Nina Simone, later in life, in “What Happened, Miss Simone?” (Photo courtesy of Gerrit de Bruin/Netflix)
Towards the end of What Happened, Miss Simone? sits an interview conducted with Nina in the 1980s in which she states that she doesn’t regret being part of the Civil Rights Movement, which she claims is nonexistent at the time. However, “some of the songs I sang have hurt my career. All the controversial songs, the industry decided to punish me for and they put a boycott on my records. It’s hard for me to incorporate those songs anymore because they are not relevant to the times.”
Scenes like these are the hardest to watch, but without them there would have been no need to make What Happened, Miss Simone?. With the race divide our country is facing right now, it’s become even more clear that Simone’s songs remains relevant to the times.

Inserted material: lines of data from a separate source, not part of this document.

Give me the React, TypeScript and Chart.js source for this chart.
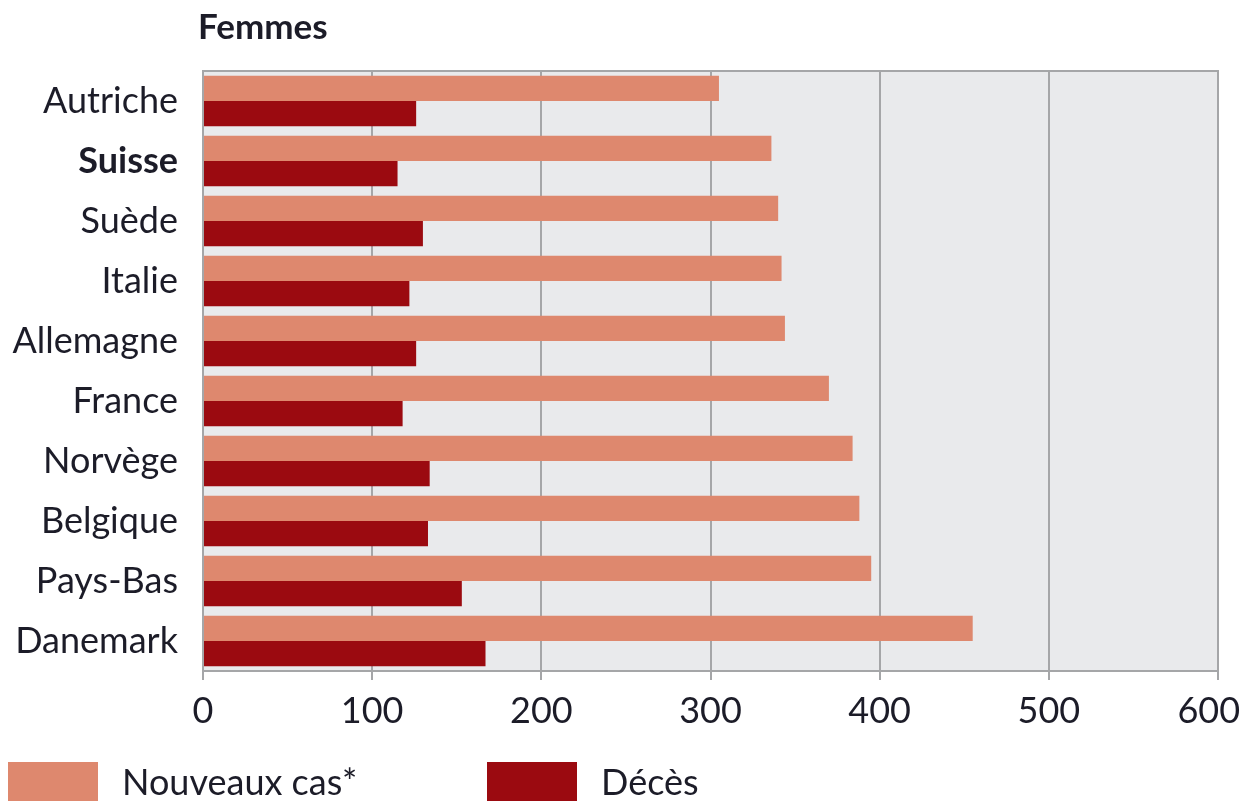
import React, { useEffect, useRef } from "react";
import { Chart, registerables } from "chart.js";

Chart.register(...registerables);

const TITLE = "Femmes";
const COUNTRIES = [
  "Autriche",
  "Suisse",
  "Suède",
  "Italie",
  "Allemagne",
  "France",
  "Norvège",
  "Belgique",
  "Pays-Bas",
  "Danemark",
];
const NOUVEAUX_CAS = [305, 336, 340, 342, 344, 370, 384, 388, 395, 455];
const DECES = [126, 115, 130, 122, 126, 118, 134, 133, 153, 167];
const SERIES_LABELS = ["Nouveaux cas*", "Décès"];
const SERIES_COLORS = ["#de886e", "#9b0a10"];
const X_MIN = 0;
const X_MAX = 600;
const X_STEP = 100;
const BOLD_CATEGORY = "Suisse";

const FONT = "Lato, 'Open Sans', sans-serif";
const TEXT_COLOR = "#1c1c28";
const GRID_COLOR = "#a5a6a8";
const PLOT_BG = "#e9eaec";

const decorPlugin = {
  id: "decor",
  beforeDraw(chart: any) {
    const { ctx, chartArea } = chart;
    ctx.save();
    ctx.fillStyle = PLOT_BG;
    ctx.fillRect(
      chartArea.left,
      chartArea.top,
      chartArea.right - chartArea.left,
      chartArea.bottom - chartArea.top
    );
    ctx.restore();
  },
  afterDraw(chart: any) {
    const { ctx, chartArea } = chart;
    ctx.save();
    // top border of plot
    ctx.strokeStyle = GRID_COLOR;
    ctx.lineWidth = 2;
    ctx.beginPath();
    ctx.moveTo(chartArea.left - 1, chartArea.top);
    ctx.lineTo(chartArea.right + 1, chartArea.top);
    ctx.stroke();

    // title
    ctx.fillStyle = TEXT_COLOR;
    ctx.font = `bold 35px ${FONT}`;
    ctx.textBaseline = "middle";
    ctx.textAlign = "left";
    ctx.fillText(TITLE, 190, 20);

    // legend
    const starts = [0, 479];
    chart.data.datasets.forEach((ds: any, i: number) => {
      const x = starts[i];
      ctx.fillStyle = ds.backgroundColor;
      ctx.fillRect(x, 754, 90, 44);
      ctx.fillStyle = TEXT_COLOR;
      ctx.font = `36px ${FONT}`;
      ctx.textBaseline = "middle";
      ctx.fillText(ds.label, x + 114, 775);
    });
    ctx.restore();
  },
};

export default function App() {
  const ref = useRef<HTMLCanvasElement | null>(null);

  useEffect(() => {
    if (!ref.current) return;
    const chart = new Chart(ref.current, {
      type: "bar",
      data: {
        labels: COUNTRIES,
        datasets: [
          {
            label: SERIES_LABELS[0],
            data: NOUVEAUX_CAS,
            backgroundColor: SERIES_COLORS[0],
            borderWidth: 0,
            categoryPercentage: 0.84,
            barPercentage: 1.0,
          },
          {
            label: SERIES_LABELS[1],
            data: DECES,
            backgroundColor: SERIES_COLORS[1],
            borderWidth: 0,
            categoryPercentage: 0.84,
            barPercentage: 1.0,
          },
        ],
      },
      options: {
        indexAxis: "y",
        responsive: false,
        animation: false,
        layout: { padding: { top: 63, right: 24, left: 0, bottom: 0 } },
        plugins: {
          legend: { display: false },
          tooltip: { enabled: false },
          title: { display: false },
        },
        scales: {
          x: {
            min: X_MIN,
            max: X_MAX,
            ticks: {
              stepSize: X_STEP,
              padding: 10,
              color: TEXT_COLOR,
              font: { family: FONT, size: 36 },
              maxRotation: 0,
              // last label is nudged inward (trailing spaces) so it stays on the page
              callback: (v: any) => (Number(v) === X_MAX ? `${v}  ` : `${v}`),
            },
            grid: {
              color: GRID_COLOR,
              lineWidth: 2,
              drawTicks: true,
              tickLength: 9,
              tickColor: GRID_COLOR,
            },
            border: { display: true, color: GRID_COLOR, width: 2 },
            afterFit(scale: any) {
              scale.height = 130;
              scale.paddingRight = 0;
              scale.paddingLeft = 0;
            },
          },
          y: {
            ticks: {
              padding: 25,
              color: TEXT_COLOR,
              font: (c: any) => ({
                family: FONT,
                size: 36,
                weight: COUNTRIES[c.index] === BOLD_CATEGORY ? "bold" : "normal",
              }),
            },
            grid: { display: false, drawTicks: false },
            border: { display: false },
            afterFit(scale: any) {
              scale.width = 195;
            },
          },
        },
      },
      plugins: [decorPlugin],
    });
    return () => chart.destroy();
  }, []);

  return (
    <div style={{ width: 1234, height: 793 }}>
      <canvas ref={ref} width={1234} height={793} style={{ display: "block" }} />
    </div>
  );
}
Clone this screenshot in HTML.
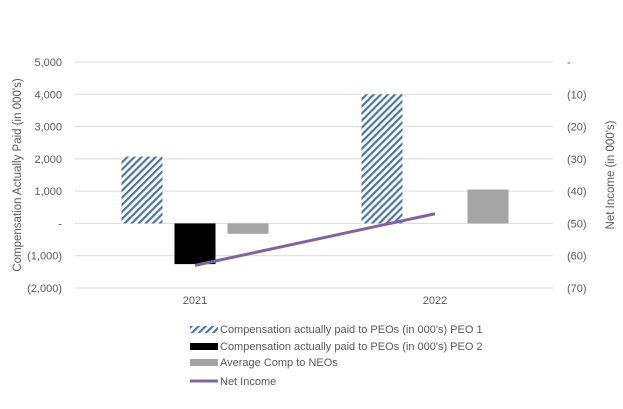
<!DOCTYPE html>
<html><head><meta charset="utf-8"><style>
body{margin:0;background:#fff;}
svg text{font-family:"Liberation Sans",sans-serif;fill:#595959;}
</style></head><body>
<svg id="chart" width="623" height="404" xmlns="http://www.w3.org/2000/svg">
<defs>
<pattern id="hatch" patternUnits="userSpaceOnUse" width="5" height="5" patternTransform="rotate(45)">
<rect width="5" height="5" fill="#fff"/><rect width="2.2" height="5" fill="#4a78a8"/>
</pattern>
</defs>
<g id="grid"></g><g id="bars"></g><g id="line"></g><g id="axes"></g>
<text transform="translate(21,175) rotate(-90)" text-anchor="middle" font-size="11.5">Compensation Actually Paid (in 000's)</text>
<text transform="translate(614,175) rotate(-90)" text-anchor="middle" font-size="11.5">Net Income (in 000's)</text>
<g font-size="11">
<g><rect x="190" y="326" width="28" height="7" fill="url(#hatch)"/><text x="220" y="333">Compensation actually paid to PEOs (in 000's) PEO 1</text></g>
<g><rect x="190" y="343" width="28" height="7" fill="#000"/><text x="220" y="350">Compensation actually paid to PEOs (in 000's) PEO 2</text></g>
<g><rect x="190" y="359" width="28" height="7" fill="#a5a5a5"/><text x="220" y="366">Average Comp to NEOs</text></g>
<g><line x1="190" y1="381" x2="218" y2="381" stroke="#8064a2" stroke-width="3"/><text x="220" y="385">Net Income</text></g>
</g>
</svg>
<script>
const categories=["2021","2022"];
const peo1=[2070,4000];
const peo2=[-1260,null];
const neo=[-320,1050];
const netIncome=[-63,-47];
const leftTicks=[5000,4000,3000,2000,1000,0,-1000,-2000];
const leftTickLabels=["5,000","4,000","3,000","2,000","1,000","-","(1,000)","(2,000)"];
const rightTicks=[0,-10,-20,-30,-40,-50,-60,-70];
const rightTickLabels=["-","(10)","(20)","(30)","(40)","(50)","(60)","(70)"];
const NS="http://www.w3.org/2000/svg";
const X0=75,X1=555,YT=62,YB=288;
const yL=v=>YT+(5000-v)/7000*(YB-YT);
const yR=v=>YT+(0-v)/70*(YB-YT);
const catW=(X1-X0)/categories.length;
const xC=i=>X0+catW*(i+0.5);
const bw=41,gap=12;
function mk(tag,attrs,parent){const e=document.createElementNS(NS,tag);for(const k in attrs)e.setAttribute(k,attrs[k]);document.getElementById(parent).appendChild(e);return e;}
leftTicks.forEach((t,i)=>{
 const g=mk("line",{x1:X0,x2:X1-2,y1:yL(t),y2:yL(t),stroke:"#d9d9d9","stroke-width":1},"grid");
 
 
 const tx=mk("text",{x:62,y:yL(t)+4,"text-anchor":"end","font-size":11},"axes");
 tx.textContent=leftTickLabels[i];
 
 
});
rightTicks.forEach((t,i)=>{
 const tx=mk("text",{x:567,y:yR(t)+4,"font-size":11},"axes");
 tx.textContent=rightTickLabels[i];
 
 
});
categories.forEach((c,i)=>{
 const tx=mk("text",{x:xC(i),y:304,"text-anchor":"middle","font-size":11},"axes");
 tx.textContent=c;
 
 
 const series=[[peo1,"url(#hatch)","bar-peo1"],[peo2,"#000","bar-peo2"],[neo,"#a5a5a5","bar-neo"]];
 series.forEach((s,j)=>{
  const v=s[0][i]; if(v==null) return;
  const x=xC(i)+(j-1)*(bw+gap)-bw/2;
  const y=Math.min(yL(v),yL(0)),h=Math.abs(yL(v)-yL(0));
  const r=mk("rect",{x:x,y:y,width:bw,height:h,fill:s[1]},"bars");
  
  
 });
});
const pts=netIncome.map((v,i)=>xC(i)+","+yR(v)).join(" ");
const pl=mk("polyline",{points:pts,fill:"none",stroke:"#8064a2","stroke-width":3},"line");


</script>
</body></html>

Kendrick Lamar, Killer Mike, Lauryn Hill, Common and John Legend, J. Cole, and just this week in light of the Charleston shootings, Kanye West have served as musical voices in the chapter of the Civil Rights story that’s playing out, violently, right now. Their efforts are not to be diminished, but there’s nothing to rival the sense of activism that permeated Simone’s work and life. As her daughter Lisa notes in the film, political tragedy sustained Simone — a quality that defines ‘Nuff Said, where her rage and sadness over MLK translates into one of her most dynamic live performances ever recorded. And this being Nina Simone, that’s no easy feat.
We need more radical black art to emerge right now — overtly political music that forces the white mainstream to see the world through someone else’s eyes, risk of audience alienation be damned. Lamar’s To Pimp A Butterfly or Cole’s “Be Free” feel like just the beginning in comparison to the sacrifices Simone made, as evidenced with great detail in What Happened, Miss Simone?.